Texte écrit par Aurélien Bellanger à l’occasion de la conférence « Les Piétons du Grand Paris » organisée par Enlarge your Paris et le Fonds de dotation culturel du Grand Paris Express le 23 octobre 2019 à la Maison de l’architecture en Île-de-France.
J’associe classiquement la marche au sentiment de la liberté, à une brutale respiration après avoir passé les deux heures réglementaires dans un lycée nantais pour y passer le concours de Normale Sup, ou dans la crucifiante Maison des examens d’Arcueil pour y passer, également en vain, le CAPES de philosophie. Marcher à travers les villes a longtemps été mon principal titre académique — un titre auquel j’étais prêt à sacrifier tous les autres.
Ce que je savais de la marche se résumait à peu près à ce qu’elle avait rendu, autrefois, Nietzsche et Rimbaud géniaux, puis Nietzsche et Rimbaud fou — j’avais ce genre de prétentions, et ce genre de craintes. Je les ai redécouvertes en m’apercevant, récemment, que la fonction dictée de mon téléphone marchait si bien que je pouvais écrire, dans la folie soudain de la marche, des chroniques ou des articles simplement en marchant, grâces à des percées décisives en intelligence artificielle, qui ont rendu possible cette pratique augmentée de la marche, cette diction correcte, frénétique, instantanée de la ville.

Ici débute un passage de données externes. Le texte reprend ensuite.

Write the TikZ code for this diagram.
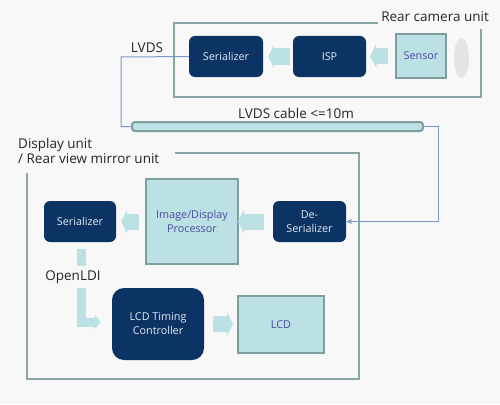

Je n’ai pas toujours eu à ma disposition ce luxe technologique, mais j’ai toujours eu une pratique un peu pulsionnelle et littéraire de la marche urbaine — comme s’il avait toujours été question d’improviser des phrases, de témoigner d’une certaine urgence rhétorique. A mon arrivée à Paris, il y a une quinzaine d’années, mon jeu préféré consistait à sortir soudain de mon petit studio, à l’aube, après une nuit blanche, pour aller dévorer des paysages inédits.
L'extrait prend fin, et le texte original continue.